(REQUEST)
Your answer should be a single number: the count of lines that hold the word "matplotlib".

(RECORDS SHOWN)
------------------------------------------------

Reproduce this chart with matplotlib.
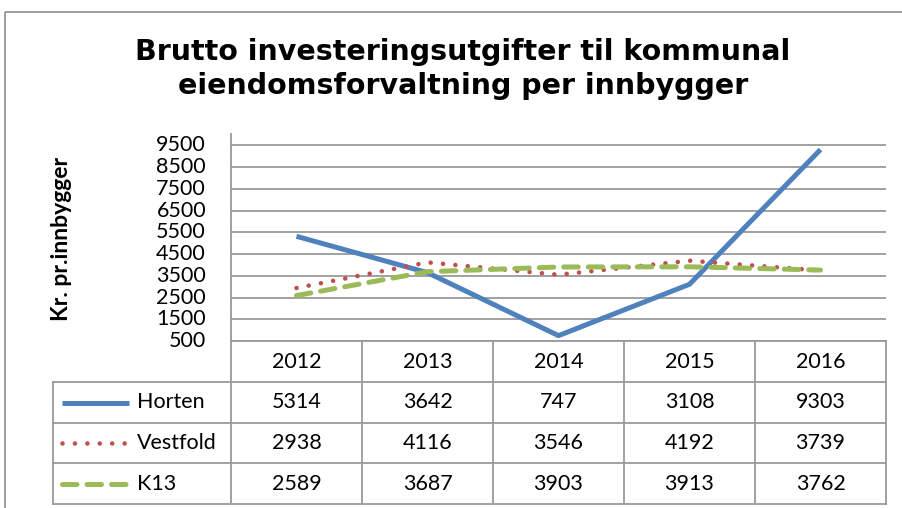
"""Brutto investeringsutgifter til kommunal eiendomsforvaltning per innbygger.

Excel-style line chart with a data table underneath (legend keys in the table).
"""

import matplotlib

matplotlib.use("Agg")
import matplotlib.pyplot as plt  # noqa: E402
from matplotlib.patches import Rectangle  # noqa: E402

# ----------------------------------------------------------------------------
# Data
# ----------------------------------------------------------------------------
YEARS = ["2012", "2013", "2014", "2015", "2016"]
HORTEN = [5314, 3642, 747, 3108, 9303]
VESTFOLD = [2938, 4116, 3546, 4192, 3739]
K13 = [2589, 3687, 3903, 3913, 3762]
SERIES_NAMES = ["Horten", "Vestfold", "K13"]
Y_TICKS = [500, 1500, 2500, 3500, 4500, 5500, 6500, 7500, 8500, 9500]

TITLE = "Brutto investeringsutgifter til kommunal\neiendomsforvaltning per innbygger"
Y_LABEL = "Kr. pr.innbygger"

# ----------------------------------------------------------------------------
# Styles / layout (pixel coordinates of a 902x508 canvas)
# ----------------------------------------------------------------------------
W, H = 902, 508
STYLES = [
    dict(color="#4F81BD", lw=3.6, ls="-", solid_capstyle="butt"),
    dict(color="#C0504D", lw=3.3, ls=(0, (0.01, 2.7)), dash_capstyle="round"),
    dict(color="#9BBB59", lw=3.6, ls=(0, (2.9, 2.0)), dash_capstyle="round"),
]
GRID_COLOR = "#9A9A9A"
TEXT_SIZE = 15.5

PLOT_L, PLOT_R = 231, 886
PLOT_B = 341
ROW_EDGES = [341, 382, 423, 463, 504]
TABLE_L = 53

plt.rcParams["font.family"] = ["Lato", "DejaVu Sans"]

fig = plt.figure(figsize=(W / 100, H / 100), dpi=100)

# Overlay axes in pixel units for frame, title and data table
ov = fig.add_axes([0, 0, 1, 1], zorder=0)
ov.set_xlim(0, W)
ov.set_ylim(H, 0)
ov.axis("off")

# outer chart border (continues past the right/bottom edge of the crop)
ov.add_patch(Rectangle((5, 12), W, H, fill=False, ec="#8C8C8C", lw=1.2))

ov.text(463, 69, TITLE, ha="center", va="center",
        family="DejaVu Sans", weight="bold", fontsize=20.5, linespacing=1.3)

# ----------------------------------------------------------------------------
# Main plot area
# ----------------------------------------------------------------------------
ax_h = (PLOT_B - 134.4) / H
ax = fig.add_axes([PLOT_L / W, 1 - PLOT_B / H, (PLOT_R - PLOT_L) / W, ax_h], zorder=2)
ax.patch.set_alpha(0)
x = list(range(len(YEARS)))
for vals, st in zip([HORTEN, VESTFOLD, K13], STYLES):
    ax.plot(x, vals, clip_on=False, **st)

ax.set_xlim(-0.5, len(YEARS) - 0.5)
ax.set_ylim(500, 10000)
ax.set_yticks(Y_TICKS)
ax.set_xticks([])
ax.yaxis.grid(True, color=GRID_COLOR, lw=1.3)
ax.set_axisbelow(True)
ax.tick_params(axis="y", length=0, pad=18, labelsize=TEXT_SIZE)
for lab in ax.get_yticklabels():
    lab.set_verticalalignment("center")
for side in ["top", "right", "bottom"]:
    ax.spines[side].set_visible(False)
ax.spines["left"].set_color(GRID_COLOR)
ax.spines["left"].set_linewidth(1.3)

fig.text(62 / W, 1 - 239 / H, Y_LABEL, rotation=90, ha="center", va="center",
         weight="bold", fontsize=16.5)

# ----------------------------------------------------------------------------
# Data table
# ----------------------------------------------------------------------------
col_w = (PLOT_R - PLOT_L) / len(YEARS)
line_kw = dict(color=GRID_COLOR, lw=1.3)

# horizontal lines
ov.plot([PLOT_L, PLOT_R], [ROW_EDGES[0]] * 2, **line_kw)
for yy in ROW_EDGES[1:]:
    ov.plot([TABLE_L, PLOT_R], [yy, yy], **line_kw)
# vertical lines
for i in range(len(YEARS) + 1):
    xx = PLOT_L + i * col_w
    ov.plot([xx, xx], [ROW_EDGES[0], ROW_EDGES[-1]], **line_kw)
ov.plot([TABLE_L, TABLE_L], [ROW_EDGES[1], ROW_EDGES[-1]], **line_kw)


def row_mid(r):
    return (ROW_EDGES[r] + ROW_EDGES[r + 1]) / 2


for i, yr in enumerate(YEARS):
    ov.text(PLOT_L + (i + 0.5) * col_w, row_mid(0), yr, ha="center", va="center",
            fontsize=TEXT_SIZE)

for r, (name, vals, st) in enumerate(zip(SERIES_NAMES, [HORTEN, VESTFOLD, K13], STYLES), start=1):
    ym = row_mid(r)
    ov.plot([62, 129], [ym, ym], **st)
    ov.text(137, ym, name, ha="left", va="center", fontsize=TEXT_SIZE)
    for i, v in enumerate(vals):
        ov.text(PLOT_L + (i + 0.5) * col_w, ym, str(v), ha="center", va="center",
                fontsize=TEXT_SIZE)

fig.savefig("out.png", dpi=100)
plt.close(fig)
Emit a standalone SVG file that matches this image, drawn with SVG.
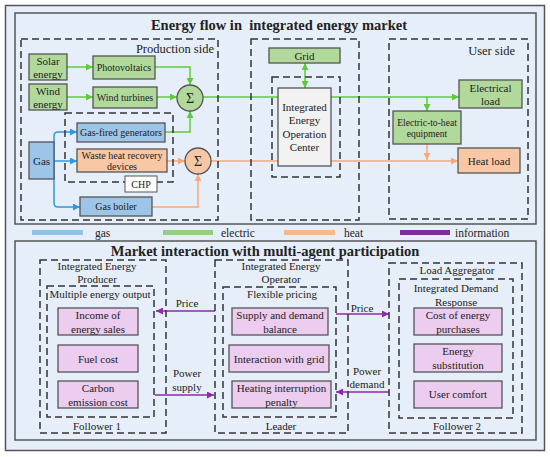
<svg xmlns="http://www.w3.org/2000/svg" width="550" height="457" viewBox="0 0 550 457">
<defs>
<style>
text{font-family:"Liberation Serif","Times New Roman",serif;fill:#222;}
.t{font-size:11px;text-anchor:middle;}
.s{font-size:10px;text-anchor:middle;}
.xs{font-size:9.6px;text-anchor:middle;}
.h{font-size:14.5px;font-weight:bold;text-anchor:middle;}
.lbl{font-size:12.5px;}
.box{stroke:#555;stroke-width:1.3;}
.g{fill:#b1d99c;}
.b{fill:#9cc5e8;}
.o{fill:#f8c8a6;}
.p{fill:#ecccef;}
.dash{fill:none;stroke:#333;stroke-width:1.5;stroke-dasharray:7 4;}
.ce{fill:none;stroke:#5fcb3c;stroke-width:1.5;}
.ch{fill:none;stroke:#f7a978;stroke-width:1.5;}
.cg{fill:none;stroke:#2d9be2;stroke-width:1.5;}
.ci{fill:none;stroke:#8f2aa8;stroke-width:1.6;}
</style>
<marker id="ae" viewBox="0 0 10 10" refX="10" refY="5" markerWidth="7" markerHeight="7" markerUnits="userSpaceOnUse" orient="auto-start-reverse"><path d="M0,0L10,5L0,10z" fill="#5fcb3c"/></marker>
<marker id="ah" viewBox="0 0 10 10" refX="10" refY="5" markerWidth="7" markerHeight="7" markerUnits="userSpaceOnUse" orient="auto-start-reverse"><path d="M0,0L10,5L0,10z" fill="#f7a978"/></marker>
<marker id="ag" viewBox="0 0 10 10" refX="10" refY="5" markerWidth="7" markerHeight="7" markerUnits="userSpaceOnUse" orient="auto-start-reverse"><path d="M0,0L10,5L0,10z" fill="#2d9be2"/></marker>
<marker id="ai" viewBox="0 0 10 10" refX="10" refY="5" markerWidth="7" markerHeight="7" markerUnits="userSpaceOnUse" orient="auto-start-reverse"><path d="M0,0L10,5L0,10z" fill="#8f2aa8"/></marker>
</defs>

<!-- frames -->
<rect x="5.5" y="5.5" width="539" height="445" fill="#e6eff9" stroke="#555" stroke-width="1.5"/>
<rect x="15" y="13" width="521" height="211" fill="#e6eff9" stroke="#555" stroke-width="1.5"/>
<rect x="15" y="241" width="521" height="199" fill="#e6eff9" stroke="#555" stroke-width="1.5"/>
<text class="h" x="279" y="30" xml:space="preserve">Energy flow in  integrated energy market</text>
<text class="h" x="265" y="256">Market interaction with multi-agent participation</text>

<!-- legend -->
<g id="legend">
<rect x="32" y="230" width="51" height="5" fill="#8ec4e8"/>
<text x="95" y="237" style="font-size:11.5px">gas</text>
<rect x="163" y="230" width="50" height="5" fill="#93d07d"/>
<text x="221" y="237" style="font-size:11.5px">electric</text>
<rect x="284" y="230" width="51" height="5" fill="#f8b88e"/>
<text x="344" y="237" style="font-size:11.5px">heat</text>
<rect x="400" y="230" width="50" height="5" fill="#7b2c9e"/>
<text x="455" y="237" style="font-size:11.5px">information</text>
</g>

<!-- connectors -->
<g id="connectors">
<path class="ce" d="M67,67H93" marker-end="url(#ae)"/>
<path class="ce" d="M67,97H93" marker-end="url(#ae)"/>
<path class="ce" d="M155,67H190V85" marker-end="url(#ae)"/>
<path class="ce" d="M157,97H177" marker-end="url(#ae)"/>
<path class="ce" d="M165,132H190V111" marker-end="url(#ae)"/>
<path class="ce" d="M203,97H459" marker-end="url(#ae)"/>
<path class="ce" d="M305,63V88" marker-start="url(#ae)" marker-end="url(#ae)"/>
<path class="ce" d="M427,97V111" marker-end="url(#ae)"/>
<path class="ch" d="M167,161H185" marker-end="url(#ah)"/>
<path class="ch" d="M152,207H198V174" marker-end="url(#ah)"/>
<path class="ch" d="M211,161H458" marker-end="url(#ah)"/>
<path class="ch" d="M427,144V160" marker-end="url(#ah)"/>
<path class="cg" d="M54,161H77" marker-end="url(#ag)"/>
<path class="cg" d="M54,161V136Q54,132 58,132H77" marker-end="url(#ag)"/>
<path class="cg" d="M54,161V203Q54,207 58,207H80" marker-end="url(#ag)"/>
<path class="ci" d="M215,311H156" marker-end="url(#ai)"/>
<path class="ci" d="M155,395H214" marker-end="url(#ai)"/>
<path class="ci" d="M336,314H389" marker-end="url(#ai)"/>
<path class="ci" d="M389,392H336" marker-end="url(#ai)"/>
<text class="t" x="187" y="307">Price</text>
<text class="t" x="187" y="377">Power</text>
<text class="t" x="187" y="391">supply</text>
<text class="t" x="362" y="312">Price</text>
<text class="t" x="367" y="375">Power</text>
<text class="t" x="367" y="388">demand</text>
</g>

<!-- top nodes -->
<g id="production-side"><rect class="dash" x="21" y="39" width="197" height="181"/><text class="lbl" x="214" y="53" text-anchor="end">Production side</text></g>
<g id="chp"><rect class="dash" x="65" y="113" width="108" height="69"/><rect x="125" y="176" width="32" height="16" fill="#fff" stroke="#555" stroke-width="1"/><text class="s" x="141" y="187.5">CHP</text></g>
<g id="solar"><rect class="box g" x="29" y="54" width="38" height="26"/><text class="t" x="48" y="65">Solar</text><text class="t" x="48" y="78">energy</text></g>
<g id="wind"><rect class="box g" x="29" y="84" width="38" height="26"/><text class="t" x="48" y="95">Wind</text><text class="t" x="48" y="108">energy</text></g>
<g id="pv"><rect class="box g" x="93" y="56" width="62" height="23"/><text class="s" x="124" y="71">Photovoltaics</text></g>
<g id="wt"><rect class="box g" x="93" y="87" width="64" height="21"/><text class="s" x="125" y="101">Wind turbines</text></g>
<g id="sum-e"><circle class="box g" cx="190" cy="98" r="13"/><text class="t" x="190" y="103" style="font-size:14px">Σ</text></g>
<g id="gas"><rect class="box b" x="29" y="142" width="25" height="37"/><text class="t" x="41.5" y="164.5">Gas</text></g>
<g id="gfg"><rect class="box b" x="77" y="123" width="88" height="19"/><text class="s" x="121" y="136">Gas-fired generators</text></g>
<g id="whr"><rect class="box o" x="77" y="149" width="90" height="23"/><text class="s" x="122" y="158.5">Waste heat recovery</text><text class="s" x="122" y="169.5">devices</text></g>
<g id="boiler"><rect class="box b" x="80" y="197" width="72" height="19"/><text class="s" x="116" y="210">Gas boiler</text></g>
<g id="sum-h"><circle class="box o" cx="198" cy="161" r="13"/><text class="t" x="198" y="166" style="font-size:14px">Σ</text></g>

<g id="center"><rect class="dash" x="251" y="39" width="108" height="181"/><rect class="dash" x="272" y="77" width="68" height="100"/></g>
<g id="grid"><rect class="box g" x="269" y="48" width="71" height="15"/><text class="t" x="304.5" y="59.5">Grid</text></g>
<g id="ieoc"><rect class="box" fill="#f2f2f2" x="278" y="88" width="53" height="78"/><text class="t" x="304.5" y="111">Integrated</text><text class="t" x="304.5" y="124">Energy</text><text class="t" x="304.5" y="137.5">Operation</text><text class="t" x="304.5" y="151">Center</text></g>

<g id="user-side"><rect class="dash" x="389" y="39" width="139" height="180"/><text class="lbl" x="515" y="54.5" text-anchor="end">User side</text></g>
<g id="eload"><rect class="box g" x="459" y="80" width="63" height="28"/><text class="t" x="490.5" y="92">Electrical</text><text class="t" x="490.5" y="105">load</text></g>
<g id="e2h"><rect class="box g" x="393" y="111" width="68" height="33"/><text class="xs" x="427" y="125.5">Electric-to-heat</text><text class="xs" x="427" y="136.5">equipment</text></g>
<g id="hload"><rect class="box o" x="458" y="148" width="62" height="25"/><text class="t" x="489" y="164.5">Heat load</text></g>

<!-- bottom nodes -->
<g id="follower1"><rect class="dash" x="40" y="260" width="126" height="173"/><text class="t" x="97" y="270">Integrated Energy</text><text class="t" x="97" y="283">Producer</text><text class="t" x="97" y="430">Follower 1</text>
<rect class="dash" x="47" y="286" width="107" height="131"/><text class="t" x="100" y="298">Multiple energy output</text></g>
<g id="income"><rect class="box p" x="58" y="308" width="80" height="27"/><text class="t" x="98" y="319">Income of</text><text class="t" x="98" y="333">energy sales</text></g>
<g id="fuel"><rect class="box p" x="58" y="345" width="80" height="27"/><text class="t" x="98" y="362.5">Fuel cost</text></g>
<g id="carbon"><rect class="box p" x="58" y="381" width="80" height="27"/><text class="t" x="98" y="392">Carbon</text><text class="t" x="98" y="406">emission cost</text></g>

<g id="leader"><rect class="dash" x="215" y="260" width="133" height="173"/><text class="t" x="281" y="270">Integrated Energy</text><text class="t" x="281" y="283">Operator</text><text class="t" x="281" y="430">Leader</text>
<rect class="dash" x="223" y="287" width="113" height="130"/><text class="t" x="282" y="298">Flexible pricing</text></g>
<g id="supply"><rect class="box p" x="232" y="308" width="96" height="27"/><text class="t" x="280" y="319">Supply and demand</text><text class="t" x="280" y="333">balance</text></g>
<g id="igrid"><rect class="box p" x="229" y="345" width="100" height="27"/><text class="t" x="279" y="362.5">Interaction with grid</text></g>
<g id="penalty"><rect class="box p" x="232" y="381" width="99" height="27"/><text class="t" x="281.5" y="392">Heating interruption</text><text class="t" x="281.5" y="406">penalty</text></g>

<g id="follower2"><rect class="dash" x="389" y="263" width="133" height="170"/><text class="t" x="457" y="274">Load Aggregator</text><text class="t" x="457" y="430">Follower 2</text>
<rect class="dash" x="399" y="279" width="114" height="139"/><text class="t" x="456" y="292">Integrated Demand</text><text class="t" x="456" y="306">Response</text></g>
<g id="purchase"><rect class="box p" x="414" y="308" width="88" height="27"/><text class="t" x="458" y="319">Cost of energy</text><text class="t" x="458" y="333">purchases</text></g>
<g id="substitution"><rect class="box p" x="414" y="344" width="88" height="28"/><text class="t" x="458" y="355">Energy</text><text class="t" x="458" y="369">substitution</text></g>
<g id="comfort"><rect class="box p" x="414" y="381" width="88" height="27"/><text class="t" x="458" y="398">User comfort</text></g>
</svg>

------------------------------------------------

(SOLUTION TO THIS PROBLEM)
5